Haïti : la descente aux enfers se poursuit:

A chaque  fois que l’on croyait que notre cher pays, Haïti, avait  déjà atteint le point le plus bas de son existence de nation, et qu’elle ne pouvait, désormais, que commencer à remonter la pente et à renaitre de ses cendres, on réalise malheureusement qu’elle  avait des profondeurs  encore plus  nébuleuses  à atteindre, et que le renouveau espéré n’était pas pour demain.
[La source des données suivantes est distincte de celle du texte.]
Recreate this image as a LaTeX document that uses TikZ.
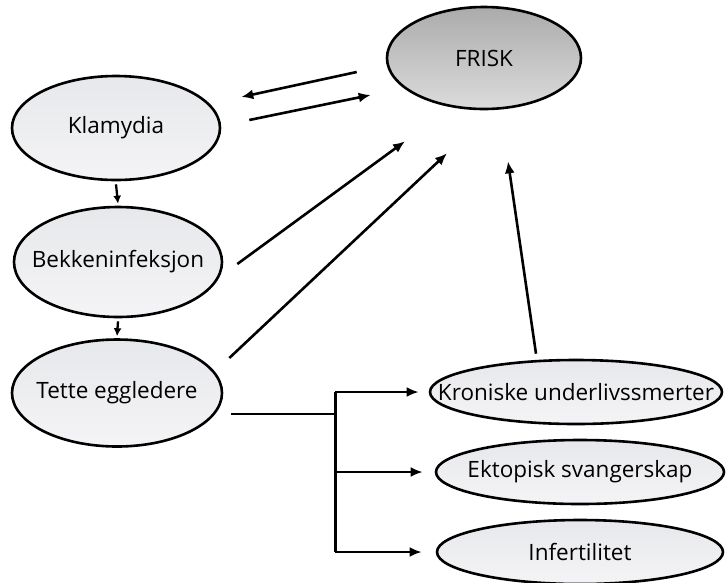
\documentclass[tikz,border=0pt]{standalone}
\usepackage{fontspec}
\setmainfont{Open Sans}
\usetikzlibrary{shapes.geometric,arrows.meta}
\definecolor{darkTop}{HTML}{ABABAB}
\definecolor{darkMid}{HTML}{C2C2C2}
\definecolor{darkBot}{HTML}{DCDCDC}
\definecolor{lightTop}{HTML}{E7E8EB}
\definecolor{lightMid}{HTML}{DDDFE4}
\definecolor{lightBot}{HTML}{F4F4F6}
\begin{document}
\begin{tikzpicture}[x=1pt,y=1pt,
  bub/.style={ellipse, draw=black, line width=2.6pt, inner sep=0pt,
    top color=lightTop, middle color=lightMid, bottom color=lightBot},
  darkbub/.style={bub, top color=darkTop, middle color=darkMid, bottom color=darkBot},
  txt/.style={font=\fontsize{22.5}{26}\selectfont, text=black, inner sep=0pt},
  arr/.style={line width=2.6pt, -{Latex[length=12pt,width=10pt]}},
  smallarr/.style={line width=2.3pt, -{Latex[length=8pt,width=8pt]}},
  plain/.style={line width=2.6pt}]
\useasboundingbox (0,0) rectangle (727,-582);

% ellipses
\node[darkbub, minimum width=194pt, minimum height=102pt] (frisk) at (484,-58) {};
\node[bub, minimum width=208pt, minimum height=104pt] (kla) at (116,-128) {};
\node[bub, minimum width=208pt, minimum height=110pt] (bek) at (118,-262) {};
\node[bub, minimum width=210pt, minimum height=107pt] (tet) at (117,-393) {};
\node[bub, minimum width=292pt, minimum height=64pt] (kro) at (576,-392) {};
\node[bub, minimum width=288pt, minimum height=64pt] (ekt) at (580,-472) {};
\node[bub, minimum width=286pt, minimum height=64pt] (inf) at (580,-552) {};

% labels
\node[txt] (frisk-t) at (frisk) {FRISK};
\node[txt] (kla-t) at (kla) {Klamydia};
\node[txt] (bek-t) at (bek) {Bekkeninfeksjon};
\node[txt] (tet-t) at (tet) {Tette eggledere};
\node[txt] (kro-t) at (kro) {Kroniske underlivssmerter};
\node[txt] (ekt-t) at (ekt) {Ektopisk svangerskap};
\node[txt] (inf-t) at (inf) {Infertilitet};

% connectors towards and from FRISK
\draw[arr] ([shift={(-29,-14)}]frisk.west) -- ([shift={(20,31)}]kla.east);
\draw[arr] ([shift={(28,8)}]kla.east) -- ([shift={(-15,-37)}]frisk.west);
\draw[arr] ([shift={(14,-2)}]bek.east) -- ([shift={(-79,-31)}]frisk.south);
\draw[arr] ([shift={(6,35)}]tet.east) -- ([shift={(-37,-43)}]frisk.south);
\draw[arr] ([shift={(-40,5)}]kro.north) -- ([shift={(24,-51)}]frisk.south);

% chain down the left column
\draw[smallarr] ([yshift=-3pt]kla.south) -- ([yshift=2pt]bek.north);
\draw[smallarr] ([yshift=-3pt]bek.south) -- ([yshift=2pt]tet.north);

% fork to the consequences
\draw[plain] ([shift={(8,-21)}]tet.east) -- ++(104,0) coordinate (fork);
\draw[plain] (fork |- kro) -- (fork |- inf);
\draw[arr] (fork |- kro) -- ([xshift=-10pt]kro.west);
\draw[arr] (fork |- ekt) -- ([xshift=-12pt]ekt.west);
\draw[arr] (fork |- inf) -- ([xshift=-14pt]inf.west);
\end{tikzpicture}
\end{document}
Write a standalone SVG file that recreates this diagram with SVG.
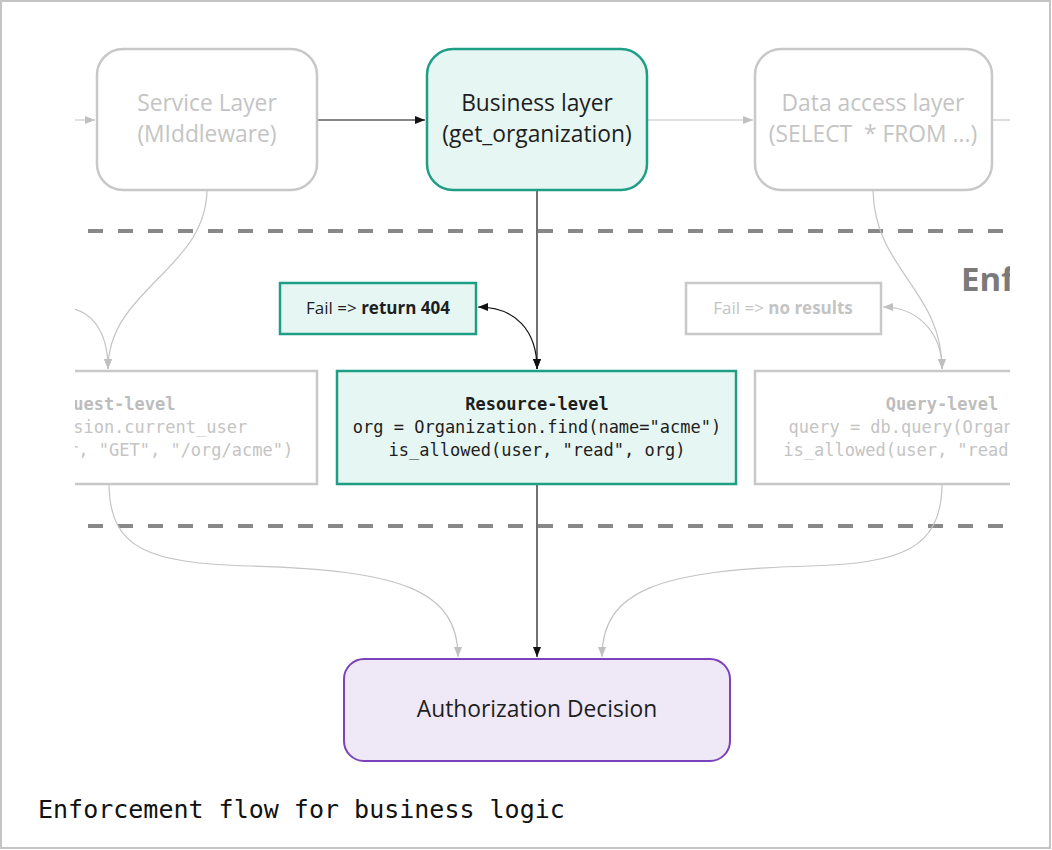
<svg xmlns="http://www.w3.org/2000/svg" width="1052" height="850" viewBox="0 0 1052 850">
<defs>
<style>
.lbl{font-family:"Open Sans","Noto Sans",sans-serif;font-size:22.8px;text-anchor:middle}
.fail{font-family:"Open Sans","Noto Sans",sans-serif;font-size:17px;text-anchor:middle}
.mono{font-family:"DejaVu Sans Mono","Liberation Mono",monospace;font-size:17px;text-anchor:middle}
.dim{fill:#c4c4c4}
.dark{fill:#1e1e1e}
.gbox{fill:#ffffff;stroke:#c8c8c8;stroke-width:2.5}
.tbox{fill:#e6f6f2;stroke:#1f9e86;stroke-width:2.5}
.gline{fill:none;stroke:#c4c4c4;stroke-width:1.2}
.bline{fill:none;stroke:#111;stroke-width:1.2}
.dash{stroke:#888;stroke-width:4;stroke-dasharray:15 15}
</style>
<marker id="ab" viewBox="0 0 10 8" refX="10" refY="4" markerWidth="10" markerHeight="8" markerUnits="userSpaceOnUse" orient="auto-start-reverse"><path d="M0,0 L10,4 L0,8 z" fill="#111"/></marker>
<marker id="ag" viewBox="0 0 10 8" refX="10" refY="4" markerWidth="10" markerHeight="8" markerUnits="userSpaceOnUse" orient="auto-start-reverse"><path d="M0,0 L10,4 L0,8 z" fill="#c0c0c0"/></marker>
<clipPath id="cl"><rect x="75" y="0" width="935" height="850"/></clipPath>
</defs>
<rect x="1" y="1" width="1049" height="847" fill="#ffffff" stroke="#c4c4c4" stroke-width="2"/>
<g clip-path="url(#cl)">
<g id="separators">
<line class="dash" x1="88" y1="231" x2="1012" y2="231"/>
<line class="dash" x1="88" y1="526" x2="1012" y2="526"/>
</g>
<g id="connectors">
<line class="gline" x1="60" y1="120" x2="95" y2="120" marker-end="url(#ag)"/>
<line class="bline" x1="318" y1="120" x2="425" y2="120" marker-end="url(#ab)"/>
<line class="gline" x1="648" y1="120" x2="753" y2="120" marker-end="url(#ag)"/>
<line class="gline" x1="993" y1="120" x2="1020" y2="120"/>
<line class="bline" x1="537" y1="191" x2="537" y2="369" marker-end="url(#ab)"/>
<path class="bline" d="M478,307 C515,307 537,330 537,369" marker-start="url(#ab)" marker-end="url(#ab)"/>
<path class="gline" d="M207,191 C205,270 108,290 108,369" marker-end="url(#ag)"/>
<path class="gline" d="M60,308 C90,306 108,330 108,369" marker-end="url(#ag)"/>
<path class="gline" d="M873,191 C875,270 942,290 942,369" marker-end="url(#ag)"/>
<path class="gline" d="M883,307 C915,307 942,330 942,369" marker-start="url(#ag)" marker-end="url(#ag)"/>
<path class="gline" d="M109,485 C110,550 150,563 250,566 C400,570 458,590 458,657" marker-end="url(#ag)"/>
<path class="gline" d="M942,485 C941,550 900,563 810,566 C660,570 602,590 602,657" marker-end="url(#ag)"/>
<line class="bline" x1="537" y1="485" x2="537" y2="657" marker-end="url(#ab)"/>
</g>
<g id="service-layer">
<rect class="gbox" x="97" y="49" width="220" height="141" rx="26"/>
<text class="lbl dim" x="207" y="111">Service Layer</text>
<text class="lbl dim" x="207" y="142">(MIddleware)</text>
</g>
<g id="business-layer">
<rect class="tbox" x="427" y="49" width="220" height="141" rx="26"/>
<text class="lbl dark" x="537" y="111">Business layer</text>
<text class="lbl dark" x="537" y="142">(get_organization)</text>
</g>
<g id="data-access-layer">
<rect class="gbox" x="755" y="49" width="237" height="141" rx="26"/>
<text class="lbl dim" x="873" y="111">Data access layer</text>
<text class="lbl dim" x="873" y="142">(SELECT &#160;* FROM ...)</text>
</g>
<g id="fail-404">
<rect class="tbox" x="280" y="283" width="196" height="51"/>
<text class="fail dark" x="378" y="314">Fail =&gt; <tspan font-weight="bold">return 404</tspan></text>
</g>
<g id="fail-no-results">
<rect class="gbox" x="686" y="283" width="195" height="51"/>
<text class="fail dim" x="783" y="314">Fail =&gt; <tspan font-weight="bold">no results</tspan></text>
</g>
<g id="enforcement-title">
<text x="961" y="291" font-family="'Open Sans','Noto Sans',sans-serif" font-size="33" font-weight="bold" fill="#7a7a7a">Enforcement</text>
</g>
<g id="request-level">
<rect class="gbox" x="-99" y="371" width="416" height="113"/>
<text class="mono" x="109" y="410" font-weight="bold" fill="#bdbdbd">Request-level</text>
<text class="mono dim" x="109" y="433">user = session.current_user</text>
<text class="mono dim" x="109" y="456">is_allowed(user, "GET", "/org/acme")</text>
</g>
<g id="resource-level">
<rect class="tbox" x="337" y="371" width="399" height="113"/>
<text class="mono dark" x="537" y="410" font-weight="bold">Resource-level</text>
<text class="mono dark" x="537" y="433">org = Organization.find(name="acme")</text>
<text class="mono dark" x="537" y="456">is_allowed(user, "read", org)</text>
</g>
<g id="query-level">
<rect class="gbox" x="755" y="371" width="374" height="113"/>
<text class="mono" x="942" y="410" font-weight="bold" fill="#bdbdbd">Query-level</text>
<text class="mono dim" x="942" y="433">query = db.query(Organization)</text>
<text class="mono dim" x="942" y="456">is_allowed(user, "read", query)</text>
</g>
<g id="authorization-decision">
<rect x="344" y="659" width="386" height="102" rx="20" fill="#efe8f7" stroke="#7b42b9" stroke-width="2"/>
<text class="lbl dark" x="537" y="717">Authorization Decision</text>
</g>
</g>
<text x="38" y="818" font-family="'DejaVu Sans Mono','Liberation Mono',monospace" font-size="25" fill="#111">Enforcement flow for business logic</text>
</svg>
On s’enfonce chaque jour,  un peu plus dans l’abime. Comme pour dire : «abissus, abissum  invocat » Le dernier clou appliqué au cercueil de la nation est la débâcle que vient de connaitre la police nationale, unique force légale du pays, lors de son intervention au Village de Dieu. Elle s’est tristement  inclinée par devant les bandits du village, abandonnant  sans coup férir, Chars et  cadavres de policiers tombés dans l’exercice  de leurs devoirs. Ces policiers attendent encore, dans leur sommeil de morts  et dans leur chair mutilée, le renfort tant réclamé…Et personne du haut commandement  de la police nationale, n’a encore dit pourquoi les renforts attendus n’étaient jamais  arrivés.

Dire Village de Dieu, c’est  parler d’un petit périmètre de quelques centaines de maisons dont on  aurait pu boucler  les sorties et assiéger toute la Zone. Pourtant, c’est devenu le Waterloo de la police Nationale d’Haïti. Et de nous demander de bon droit, qu’est ce que l’Etat contrôle vraiment  en termes de territoire de ce pays  s’il se révèle impuissant à gérer un périmètre aussi restreint que le village de Dieu ?

Les leçons tirées de cette débâcle sont énormes de conséquences.  D’abord les  policiers ont compris qu’il n’y a aucun salut pour eux à venir de l’institution  policière qui les coiffe, et qu’ils doivent eux-mêmes s’organiser pour monter leur propre défense. Ils n’ont plus confiance dans leurs chefs hiérarchiques qui les ont lâchement abandonnés au moment où ils avaient le plus besoin de leur support..Ils manifestent de temps à autres leur anxiété face à une institution  dont les contradictions internes sont désormais visibles  au grand jour  et sont entrain  de saper les bases vermoulues de l’institution.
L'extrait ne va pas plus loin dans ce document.